# Objective:
Pick out all lines in the listing holding the string "matplotlib" and copy them.

# Collected material:
☆ ☆ ☆ ☆ ☆ ☆ ☆
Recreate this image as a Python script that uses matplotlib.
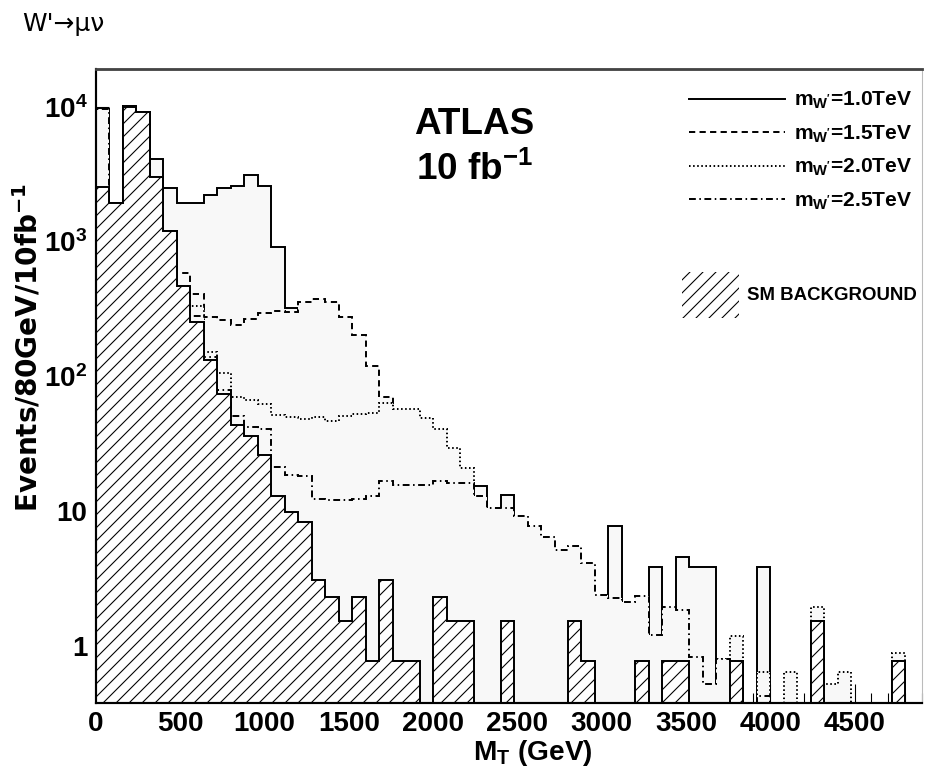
import numpy as np
import matplotlib
matplotlib.use("Agg")
import matplotlib.pyplot as plt
from matplotlib.lines import Line2D
from matplotlib.patches import Patch
from matplotlib.ticker import FixedLocator, MultipleLocator, NullFormatter, LogLocator

# ---------------- data (events / 80 GeV / 10 fb^-1) ----------------
BIN_WIDTH = 80  # GeV

# SM background (hatched)
bkg = [2550, 1925, 10000, 9180, 3030, 1190, 465, 255, 133, 74,
       44, 36, 26, 12.9, 9.9, 8.4, 3.1, 2.3, 1.55, 2.3,
       0.775, 3.1, 0.775, 0.775, 0, 2.3, 1.55, 1.55, 0, 0,
       1.55, 0, 0, 0, 0, 1.55, 0.775, 0, 0, 0,
       0.775, 0, 0.775, 0.775, 0, 0, 0, 0.775, 0, 0,
       0, 0, 0, 1.55, 0, 0, 0, 0, 0, 0.775,
       0, 0]

# W' (1.0 TeV) + background, solid
w10 = [9570, 1925, 10170, 9180, 4075, 2512, 1925, 1925, 2218, 2487,
       2586, 3120, 2586, 915, 324, 8.4, 3.1, 2.3, 1.55, 2.3,
       0.775, 3.1, 0.775, 0.775, 0, 2.3, 1.55, 1.55, 15.3, 0,
       13.3, 0, 0, 0, 0, 1.55, 0.775, 0, 7.74, 0,
       0.775, 3.87, 0.775, 4.6, 3.87, 3.87, 0, 0.775, 0, 3.87,
       0, 0, 0, 1.55, 0, 0, 0, 0, 0, 0.775,
       0, 0]

# W' (1.5 TeV) + background, dashed
w15 = [9570, 1925, 10170, 9180, 3030, 1206, 583, 410, 278, 260,
       241, 266, 295, 305, 298, 359, 374, 359, 278, 203,
       119, 71, 0.775, 0.775, 0, 2.3, 1.55, 1.55, 0, 0,
       1.55, 0, 0, 0, 0, 1.55, 0.775, 0, 0, 0,
       0.775, 0, 0.775, 0.775, 0, 0, 0, 0.775, 0, 0,
       0, 0, 0, 1.55, 0, 0, 0, 0, 0, 0.775,
       0, 0]

# W' (2.0 TeV) + background, dotted
w20 = [9570, 1925, 10170, 9180, 3030, 1190, 465, 330, 153, 106,
       71, 67, 62, 52, 50, 48, 50, 47, 51, 53,
       54, 64, 57, 57, 49, 41, 29.5, 21, 0, 0,
       1.55, 0, 0, 0, 0, 1.55, 0.775, 0, 0, 0,
       0.775, 0, 0.775, 0.775, 0, 0, 0.8, 1.19, 0, 0.65,
       0, 0.65, 0, 1.96, 0.53, 0.65, 0, 0, 0, 0.89,
       0, 0]

# W' (2.5 TeV) + background, dash-dotted
w25 = [9570, 1925, 10170, 9180, 3030, 1190, 465, 280, 140, 80,
       50.6, 42.5, 41, 21.3, 18.7, 18.2, 12.4, 12.2, 12.2, 12.4,
       12.9, 16.7, 15.8, 15.8, 15.8, 16.7, 16.2, 16.2, 12.9, 10.6,
       10.6, 9.2, 7.74, 6.5, 5.2, 5.5, 4.15, 2.41, 2.29, 2.12,
       2.35, 1.22, 1.95, 1.87, 0.84, 0.53, 0.8, 0.775, 0, 0.43,
       0, 0, 0, 1.55, 0, 0, 0, 0, 0, 0.775,
       0, 0]

signal_labels = [r"m$_{\rm W'}$=1.0TeV", r"m$_{\rm W'}$=1.5TeV",
                 r"m$_{\rm W'}$=2.0TeV", r"m$_{\rm W'}$=2.5TeV"]
bkg_label = "SM BACKGROUND"

x_ticks = [0, 500, 1000, 1500, 2000, 2500, 3000, 3500, 4000, 4500]
y_ticks = [1, 10, 100, 1000, 10000]
y_tick_labels = ["1", "10", r"$10^{2}$", r"$10^{3}$", r"$10^{4}$"]

# ---------------- style ----------------
DPI = 156

plt.rcParams["font.family"] = ["Liberation Sans", "DejaVu Sans"]
plt.rcParams["font.weight"] = "bold"
plt.rcParams["mathtext.fontset"] = "custom"
plt.rcParams["mathtext.rm"] = "Liberation Sans:bold"
plt.rcParams["mathtext.it"] = "Liberation Sans:bold"
plt.rcParams["mathtext.bf"] = "Liberation Sans:bold"
plt.rcParams["mathtext.sf"] = "Liberation Sans:bold"
plt.rcParams["hatch.linewidth"] = 0.5
plt.rcParams["hatch.color"] = "black"

LW = 0.9
FILL = "#f8f8f8"
styles = ["-", (0, (3.2, 2.2)), (0, (0.8, 1.3)), (0, (3.5, 1.8, 0.8, 1.8))]

fig = plt.figure(figsize=(926 / DPI, 771 / DPI), dpi=DPI)
ax = fig.add_axes([96 / 926, 1 - 703 / 771, (922 - 96) / 926, (703 - 69) / 771])

nb = len(bkg)
edges = np.arange(nb + 1) * BIN_WIDTH


def prep(v):
    v = np.asarray(v, dtype=float)
    return np.where(v > 0, v, np.nan)


for vals, ls in zip([w10, w15, w20, w25], styles):
    ax.stairs(prep(vals), edges, baseline=0.1, fill=True, facecolor=FILL,
              edgecolor="black", linewidth=LW, linestyle=ls)

ax.stairs(prep(bkg), edges, baseline=0.1, fill=True, facecolor="white",
          edgecolor="black", linewidth=LW, hatch="////")

ax.set_yscale("log")
ax.set_xlim(0, 4900)
ax.set_ylim(0.38, 1.9e4)
ax.set_axisbelow(True)

ax.xaxis.set_major_locator(FixedLocator(x_ticks))
ax.xaxis.set_minor_locator(MultipleLocator(100))
ax.yaxis.set_major_locator(FixedLocator(y_ticks))
ax.set_yticklabels(y_tick_labels)
ax.yaxis.set_minor_locator(LogLocator(base=10, subs=np.arange(2, 10)))
ax.yaxis.set_minor_formatter(NullFormatter())
ax.tick_params(axis="both", which="both", direction="in", top=False, right=False,
               labelsize=12.8, width=0.5)
ax.tick_params(axis="x", which="major", length=9, pad=3.5)
ax.tick_params(axis="x", which="minor", length=4.6)
ax.tick_params(axis="y", which="major", length=6, pad=4)
ax.tick_params(axis="y", which="minor", length=3.5)

for side in ["left", "bottom"]:
    ax.spines[side].set_linewidth(1.0)
    ax.spines[side].set_color("black")
ax.spines["top"].set_linewidth(1.3)
ax.spines["top"].set_color("#444444")
ax.spines["right"].set_linewidth(0.5)
ax.spines["right"].set_color("#bbbbbb")

ax.set_xlabel(r"M$_{\rm T}$ (GeV)", fontsize=13, fontweight="bold")
ax.xaxis.set_label_coords((533 - 96) / 826, (703 - 753) / 634)
ax.xaxis.label.set_va("center")
ax.set_ylabel(r"Events/80GeV/10fb$^{\mathbf{-1}}$", fontsize=12.9, fontweight="bold",
              family=["DejaVu Sans"], math_fontfamily="dejavusans")
ax.yaxis.set_label_coords((28 - 96) / 826, (703 - 347) / 634)
ax.yaxis.label.set_va("center")

# ATLAS label
ax.text((474 - 96) / 826, (703 - 134) / 634, "ATLAS", transform=ax.transAxes,
        ha="center", va="baseline", fontsize=17, fontweight="bold")
ax.text((475 - 96) / 826, (703 - 180) / 634, r"10 fb$^{-1}$", transform=ax.transAxes,
        ha="center", va="baseline", fontsize=17, fontweight="bold")

# title
fig.text(22 / 926, 1 - 31 / 771, "W'\u2192\u03bc\u03bd", ha="left", va="baseline",
         fontsize=11.5, fontweight="normal", family=["DejaVu Sans"])

# legends
line_handles = [Line2D([], [], color="black", linewidth=LW, linestyle=ls) for ls in styles]
leg1 = ax.legend(line_handles, signal_labels, loc="upper right",
                 bbox_to_anchor=((912 - 96) / 826, (703 - 90) / 634),
                 frameon=False, fontsize=9.7, handlelength=4.57, handletextpad=0.43,
                 labelspacing=0.58, borderpad=0, borderaxespad=0)
ax.add_artist(leg1)
bkg_handle = Patch(facecolor="white", edgecolor="black", hatch="////", linewidth=0)
leg2 = ax.legend([bkg_handle], [bkg_label], loc="upper right",
                 bbox_to_anchor=((917 - 96) / 826, (703 - 272) / 634),
                 frameon=False, fontsize=8.6, handlelength=3.06, handleheight=3.4,
                 handletextpad=0.43, borderpad=0, borderaxespad=0)

fig.savefig("out.png", dpi=DPI)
☆ ☆ ☆ ☆ ☆ ☆ ☆
# Reply:
Recreate this image as a Python script that uses matplotlib.
import matplotlib
matplotlib.use("Agg")
import matplotlib.pyplot as plt
from matplotlib.lines import Line2D
from matplotlib.patches import Patch
from matplotlib.ticker import FixedLocator, MultipleLocator, NullFormatter, LogLocator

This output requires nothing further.